##### Dataset entries #####
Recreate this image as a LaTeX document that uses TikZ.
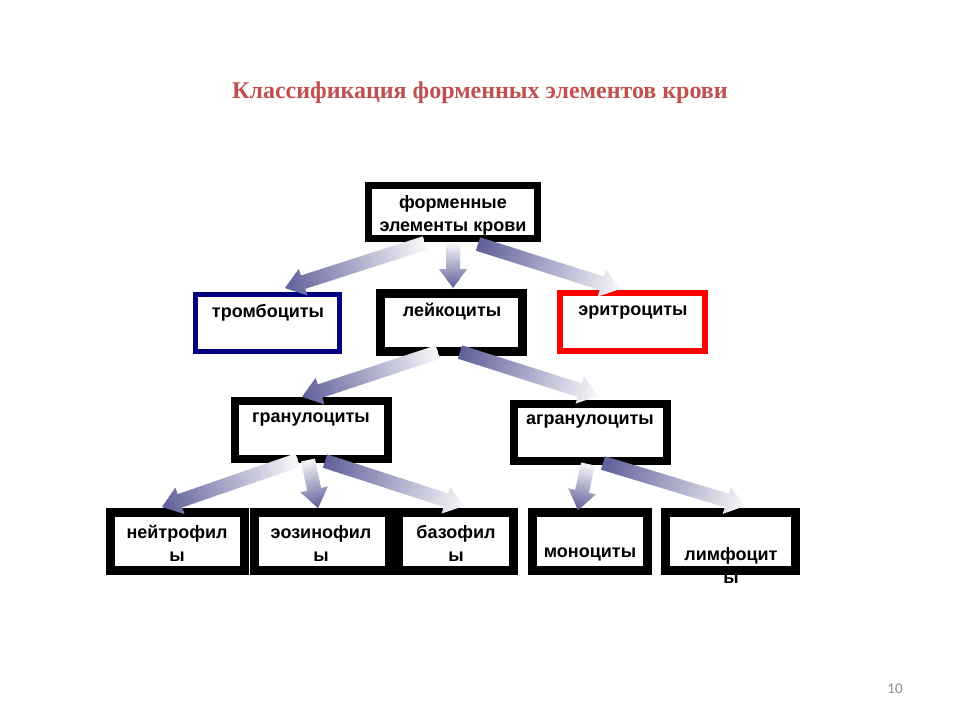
\documentclass[tikz,border=0pt]{standalone}
\usepackage{fontspec}
\setmainfont{Liberation Serif}
\setsansfont{Liberation Sans}
\newfontfamily\pnfont{Carlito}
\usetikzlibrary{calc}
\definecolor{titlered}{HTML}{C0504D}
\definecolor{adark}{HTML}{60619A}
\definecolor{alight}{HTML}{F6F6F9}
\definecolor{navyb}{HTML}{000080}
\definecolor{redb}{HTML}{FF0000}
\definecolor{pngray}{HTML}{8C8C8C}

\newcommand\Bx[7]{%
 \node[draw=#7, line width=#6pt, inner sep=0pt,
   minimum width={(#4-#2-#6)*1pt}, minimum height={(#5-#3-#6)*1pt}]
   (#1) at ({(#2+#4)/2},{(#3+#5)/2}) {};}

\newcommand\Garrow[4]{%
 \path let \p1=($(#2)-(#1)$) in
   \pgfextra{\pgfmathsetmacro\glen{veclen(\x1,\y1)}\pgfmathsetmacro\gang{atan2(\y1,\x1)}%
   \xdef\Glen{\glen}\xdef\Gang{\gang}};
 \begin{scope}[shift={(#1)}, rotate=\Gang]
  \clip (0,7) -- ({\Glen-19},7) -- ({\Glen-19},14) -- (\Glen,0)
   -- ({\Glen-19},-14) -- ({\Glen-19},-7) -- (0,-7) -- cycle;
  \foreach \i in {0,...,39}{%
    \pgfmathtruncatemacro\pc{100*\i/39}%
    \fill[#4!\pc!#3] ({\Glen*\i/40},-16) rectangle ({\Glen*(\i+1)/40+0.6},16);}
 \end{scope}}

\tikzset{
 txt/.style={font=\fontsize{18}{23}\selectfont\sffamily\bfseries, align=center, inner sep=0pt},
}

\begin{document}
\begin{tikzpicture}[x=1pt,y=-1pt]
\useasboundingbox[fill=white] (0,0) rectangle (960,720);

\node[font=\fontsize{24}{28}\selectfont\bfseries, text=titlered, inner sep=0pt] (title) at (480,93) {Классификация форменных элементов крови};
\node[font=\fontsize{15}{18}\selectfont\pnfont, text=pngray, inner sep=0pt] (pn) at (895,689) {10};

% texts
\node[txt] (t0) at (453,215) {форменные\\элементы крови};
\node[txt] (t1) at (268,313) {тромбоциты};
\node[txt] (t2) at (452,312) {лейкоциты};
\node[txt] (t3) at (633,313) {эритроциты};
\node[txt] (t4) at (311,420) {гранулоциты};
\node[txt] (t5) at (590,422) {агранулоциты};
\node[txt] (t6) at (177,543) {нейтрофил\\ы};
\node[txt] (t7) at (321,543) {эозинофил\\ы};
\node[txt] (t8) at (456,543) {базофил\\ы};
\node[txt] (t9) at (590,554) {моноциты};
\node[txt] (t10) at (731,565) {лимфоцит\\ы};

% boxes
\Bx{b0}{365}{182}{541}{242}{7}{black}
\Bx{b1}{193}{292}{342}{354}{5}{navyb}
\Bx{b2}{376}{289}{527}{356}{9}{black}
\Bx{b3}{557}{290}{708}{354}{6}{redb}
\Bx{b4}{231}{397}{392}{463}{8}{black}
\Bx{b5}{510}{400}{671}{465}{8}{black}
\Bx{b6}{106}{508}{249}{575}{9}{black}
\Bx{b7}{250}{508}{394}{575}{9}{black}
\Bx{b8}{394}{508}{518}{575}{9}{black}
\Bx{b9}{528}{508}{652}{575}{9}{black}
\Bx{b10}{661}{508}{800}{575}{9}{black}

% arrow ends
\coordinate (a1t) at (425,243); \coordinate (a1h) at (285,288);
\coordinate (a2t) at (453,243); \coordinate (a2h) at (453,288);
\coordinate (a3t) at (478,244); \coordinate (a3h) at (620,289);
\coordinate (a4t) at (438,352); \coordinate (a4h) at (302,397);
\coordinate (a5t) at (460,352); \coordinate (a5h) at (598,396);
\coordinate (a6t) at (298,460); \coordinate (a6h) at (162,507);
\coordinate (a7t) at (308,460); \coordinate (a7h) at (318,508);
\coordinate (a8t) at (325,461); \coordinate (a8h) at (464,506);
\coordinate (a9t) at (588,464); \coordinate (a9h) at (578,510);
\coordinate (a10t) at (603,463); \coordinate (a10h) at (745,506);

\Garrow{a1t}{a1h}{alight}{adark}
\Garrow{a2t}{a2h}{alight}{adark}
\Garrow{a3t}{a3h}{adark}{alight}
\Garrow{a4t}{a4h}{alight}{adark}
\Garrow{a5t}{a5h}{adark}{alight}
\Garrow{a6t}{a6h}{alight}{adark}
\Garrow{a7t}{a7h}{alight}{adark}
\Garrow{a8t}{a8h}{adark}{alight}
\Garrow{a9t}{a9h}{alight}{adark}
\Garrow{a10t}{a10h}{adark}{alight}
\end{tikzpicture}
\end{document}
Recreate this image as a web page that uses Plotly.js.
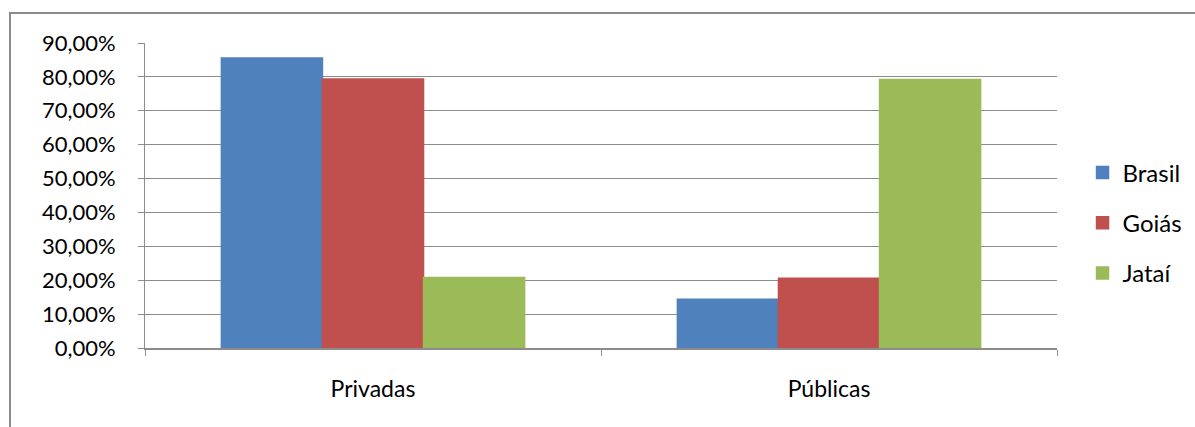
<!DOCTYPE html>
<html>
<head>
<meta charset="utf-8">
<script src="https://cdn.plot.ly/plotly-3.0.1.min.js"></script>
<style>
  html, body { margin: 0; padding: 0; background: #ffffff; }
  #wrap { position: relative; width: 1195px; height: 427px; overflow: hidden; }
  #chart { position: absolute; left: 0; top: 0; width: 1195px; height: 427px; }
  #frame { position: absolute; left: 9px; top: 12px; width: 1200px; height: 430px;
           border: 2px solid #8c8c8c; box-sizing: border-box; pointer-events: none; }
</style>
</head>
<body>
<div id="wrap">
  <div id="chart"></div>
  <div id="frame"></div>
</div>
<script>
// Share of enrolments by type of institution (%)
const categories = ['Privadas', 'Públicas'];
const brasil = [85.6, 14.4];
const goias = [79.4, 20.6];
const jatai = [20.8, 79.2];

const seriesNames = ['Brasil', 'Goiás', 'Jataí'];
const seriesColors = ['#4f81bd', '#c0504d', '#9bbb59'];

const yTickVals = [0, 10, 20, 30, 40, 50, 60, 70, 80, 90];
const yTickText = ['0,00%', '10,00%', '20,00%', '30,00%', '40,00%',
                   '50,00%', '60,00%', '70,00%', '80,00%', '90,00%'];

const font = 'Lato, "Open Sans", sans-serif';

const traces = [brasil, goias, jatai].map((vals, i) => ({
  type: 'bar',
  name: seriesNames[i],
  x: categories,
  y: vals,
  marker: { color: seriesColors[i], line: { width: 1.5, color: seriesColors[i] } },
  legendgroup: 'g' + i,
  hoverinfo: 'skip'
}));

const layout = {
  width: 1195,
  height: 427,
  margin: { l: 145, r: 138, t: 43, b: 79, autoexpand: false },
  paper_bgcolor: '#ffffff',
  plot_bgcolor: '#ffffff',
  font: { family: font, size: 22, color: '#000000' },
  barmode: 'group',
  bargap: 0.335,
  bargroupgap: 0,
  showlegend: true,
  legend: {
    x: 1.028, xanchor: 'left',
    y: 0.41, yanchor: 'middle',
    font: { family: font, size: 24, color: '#000000' },
    tracegroupgap: 16,
    itemwidth: 30,
    traceorder: 'grouped'
  },
  xaxis: {
    type: 'category',
    showline: true,
    linecolor: '#8c8c8c',
    linewidth: 2,
    ticks: 'outside',
    tickson: 'boundaries',
    ticklen: 6,
    tickcolor: '#8c8c8c',
    tickwidth: 1,
    showgrid: false,
    tickfont: { family: font, size: 23, color: '#000000' },
    ticklabelstandoff: 19
  },
  yaxis: {
    range: [0, 90],
    tickvals: yTickVals,
    ticktext: yTickText,
    showline: true,
    linecolor: '#8c8c8c',
    linewidth: 1,
    ticks: 'outside',
    ticklen: 6,
    tickcolor: '#8c8c8c',
    showgrid: true,
    gridcolor: '#8c8c8c',
    gridwidth: 1,
    zeroline: false,
    tickfont: { family: font, size: 22, color: '#000000' },
    ticklabelstandoff: 18
  }
};

Plotly.newPlot('chart', traces, layout, { displayModeBar: false, staticPlot: true });
</script>
</body>
</html>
#####
# [To be done]
Copy the records above exactly, from the first line through the line containing "(0,0) rectangle (960,720);", and leave out the pictures.

# [Result for this exercise]
Recreate this image as a LaTeX document that uses TikZ.
\documentclass[tikz,border=0pt]{standalone}
\usepackage{fontspec}
\setmainfont{Liberation Serif}
\setsansfont{Liberation Sans}
\newfontfamily\pnfont{Carlito}
\usetikzlibrary{calc}
\definecolor{titlered}{HTML}{C0504D}
\definecolor{adark}{HTML}{60619A}
\definecolor{alight}{HTML}{F6F6F9}
\definecolor{navyb}{HTML}{000080}
\definecolor{redb}{HTML}{FF0000}
\definecolor{pngray}{HTML}{8C8C8C}

\newcommand\Bx[7]{%
 \node[draw=#7, line width=#6pt, inner sep=0pt,
   minimum width={(#4-#2-#6)*1pt}, minimum height={(#5-#3-#6)*1pt}]
   (#1) at ({(#2+#4)/2},{(#3+#5)/2}) {};}

\newcommand\Garrow[4]{%
 \path let \p1=($(#2)-(#1)$) in
   \pgfextra{\pgfmathsetmacro\glen{veclen(\x1,\y1)}\pgfmathsetmacro\gang{atan2(\y1,\x1)}%
   \xdef\Glen{\glen}\xdef\Gang{\gang}};
 \begin{scope}[shift={(#1)}, rotate=\Gang]
  \clip (0,7) -- ({\Glen-19},7) -- ({\Glen-19},14) -- (\Glen,0)
   -- ({\Glen-19},-14) -- ({\Glen-19},-7) -- (0,-7) -- cycle;
  \foreach \i in {0,...,39}{%
    \pgfmathtruncatemacro\pc{100*\i/39}%
    \fill[#4!\pc!#3] ({\Glen*\i/40},-16) rectangle ({\Glen*(\i+1)/40+0.6},16);}
 \end{scope}}

\tikzset{
 txt/.style={font=\fontsize{18}{23}\selectfont\sffamily\bfseries, align=center, inner sep=0pt},
}

\begin{document}
\begin{tikzpicture}[x=1pt,y=-1pt]
\useasboundingbox[fill=white] (0,0) rectangle (960,720);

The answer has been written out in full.